All of the examples mentioned here contain such a self reference, in the form
of lamdba -> parent -> lambda. An even simpler example would be the following:
{code:scala}
case class SelfRef(start: Int) extends Serializable {
val method: Int => Int = (i: Int) => i + start
}
...
SparkSerDeUtils.deserialize[Int =>
Int](SparkSerDeUtils.serialize(SelfRef(43).method)) // KABOOM
{code}
As far as mitigations go there is not much we can do besides improving error
handling (hard because the observed exception also masks dependency problems),
and writing down which patterns to avoid.

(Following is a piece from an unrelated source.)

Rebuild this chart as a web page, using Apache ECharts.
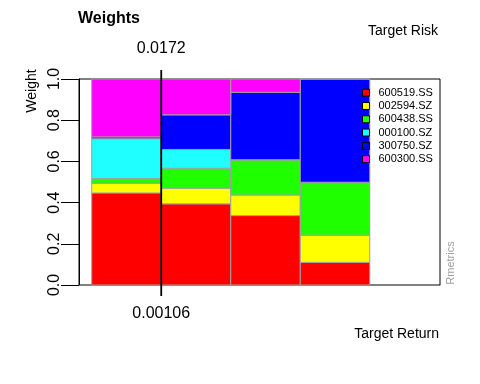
<!DOCTYPE html>
<html><head><meta charset="utf-8">
<script src="https://cdn.jsdelivr.net/npm/echarts@6/dist/echarts.min.js"></script>
<style>html,body{margin:0;padding:0;background:#fff}#c{width:480px;height:384px}</style>
</head><body><div id="c"></div>
<script>
const portfolios = [1, 2, 3, 4];
const assets = ['600519.SS', '002594.SZ', '600438.SS', '000100.SZ', '300750.SZ', '600300.SS'];
const w600519 = [0.447, 0.394, 0.337, 0.110];
const w002594 = [0.047, 0.076, 0.100, 0.132];
const w600438 = [0.023, 0.097, 0.171, 0.257];
const w000100 = [0.193, 0.091, 0.000, 0.000];
const w300750 = [0.009, 0.168, 0.327, 0.501];
const w600300 = [0.281, 0.174, 0.065, 0.000];
const yTicks = [0, 0.2, 0.4, 0.6, 0.8, 1.0];
const markerPos = 1.5;
const targetRiskLabel = '0.0172';
const targetReturnLabel = '0.00106';

const weights = [w600519, w002594, w600438, w000100, w300750, w600300];
const colors = ['#FF0000', '#FFFF00', '#20FF00', '#20FFFF', '#0000FF', '#FF00FF'];
const FONT = '"Liberation Sans", Arial, sans-serif';

// cumulative stacking table built from the arrays
const cum = portfolios.map(() => 0);
const series = assets.map((name, k) => {
  const data = portfolios.map((p, i) => {
    const base = cum[i];
    cum[i] += weights[k][i];
    return [p, base, cum[i]];
  });
  return {
    name, type: 'custom', clip: false,
    itemStyle: { color: colors[k] },
    encode: { x: 0, y: [1, 2] },
    data,
    renderItem: (params, api) => {
      const x = api.value(0);
      const half = api.size([1, 0])[0] / 2;
      const p0 = api.coord([x, api.value(1)]);
      const p1 = api.coord([x, api.value(2)]);
      return { type: 'rect',
        shape: { x: p0[0] - half, y: p1[1], width: half * 2, height: p0[1] - p1[1] },
        style: { fill: colors[k], stroke: '#a0a0a0', lineWidth: 1 } };
    }
  };
});
series.push({
  type: 'custom', silent: true, clip: false, z: 10,
  data: [[markerPos]],
  renderItem: (params, api) => {
    const top = api.coord([api.value(0), 1]);
    const bot = api.coord([api.value(0), 0]);
    return { type: 'group', children: [
      { type: 'line', shape: { x1: top[0], y1: top[1] - 9, x2: bot[0], y2: bot[1] + 11 },
        style: { stroke: '#000', lineWidth: 1.8 } },
      { type: 'text', style: { text: targetRiskLabel, x: top[0], y: top[1] - 30, align: 'center', verticalAlign: 'middle',
        font: '16px ' + FONT, fill: '#000' } },
      { type: 'text', style: { text: targetReturnLabel, x: bot[0], y: bot[1] + 29, align: 'center', verticalAlign: 'middle',
        font: '16px ' + FONT, fill: '#000' } }
    ]};
  }
});

const chart = echarts.init(document.getElementById('c'));
chart.setOption({
  animation: false,
  backgroundColor: '#fff',
  title: { text: 'Weights', left: 78, top: 11, padding: 0,
    textStyle: { fontFamily: FONT, fontSize: 16, fontWeight: 'bold', color: '#000' } },
  legend: {
    orient: 'vertical', left: 357, top: 81, itemWidth: 7, itemHeight: 7, itemGap: 0,
    icon: 'rect', data: assets, selectedMode: false,
    itemStyle: { borderColor: '#000', borderWidth: 1 },
    textStyle: { fontFamily: FONT, fontSize: 11, color: '#000', lineHeight: 13.3, padding: [0, 0, 0, 4] }
  },
  grid: { left: 79, right: 40, top: 79, bottom: 99, show: true, borderColor: '#000', borderWidth: 1, backgroundColor: 'transparent' },
  xAxis: { type: 'value', min: 0.317, max: 5.51,
    axisLine: { show: true, lineStyle: { color: '#808080' } }, axisTick: { show: false },
    axisLabel: { show: false }, splitLine: { show: false } },
  yAxis: { type: 'value', min: 0, max: 1, interval: 0.2,
    axisLine: { show: true, lineStyle: { color: '#000' } },
    axisTick: { show: true, length: 18, lineStyle: { color: '#000' } },
    axisLabel: { rotate: 90, margin: 16, fontFamily: FONT, fontSize: 16, color: '#000',
      alignMinLabel: 'center', alignMaxLabel: 'center',
      formatter: v => v.toFixed(1) },
    splitLine: { show: false } },
  graphic: [
    { type: 'text', right: 42, top: 24, style: { text: 'Target Risk', font: '14px ' + FONT, fill: '#000' } },
    { type: 'text', right: 41, top: 327, style: { text: 'Target Return', font: '14px ' + FONT, fill: '#000' } },
    { type: 'text', x: 32, y: 91, rotation: Math.PI / 2,
      style: { text: 'Weight', font: '14px ' + FONT, fill: '#000', align: 'center', verticalAlign: 'middle' } },
    { type: 'text', x: 451, y: 263, rotation: Math.PI / 2,
      style: { text: 'Rmetrics', font: '11px ' + FONT, fill: '#a0a0a0', align: 'center', verticalAlign: 'middle' } }
  ],
  series
});
</script></body></html>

> Cannot assign instance of java.lang.invoke.SerializedLambda to field
> --------------------------------------------------------------------
>
> Key: SPARK-29497
> URL: https://issues.apache.org/jira/browse/SPARK-29497
> Project: Spark
> Issue Type: Bug
> Components: Spark Core
> Affects Versions: 2.4.3, 3.0.1, 3.2.0
> Environment: Spark 2.4.3 Scala 2.12
> Spark 3.2.0 Scala 2.13.5 (Java 11.0.12)
> Reporter: Rob Russo
> Priority: Major
>
> Note this is for scala 2.12:
> There seems to be an issue in spark with serializing a udf that is created
> from a function assigned to a class member that references another function
> assigned to a class member. This is similar to
> https://issues.apache.org/jira/browse/SPARK-25047 but it looks like the
> resolution has an issue with this case. After trimming it down to the base
> issue I came up with the following to reproduce:
>
>
> {code:java}
> object TestLambdaShell extends Serializable {
> val hello: String => String = s => s"hello $s!"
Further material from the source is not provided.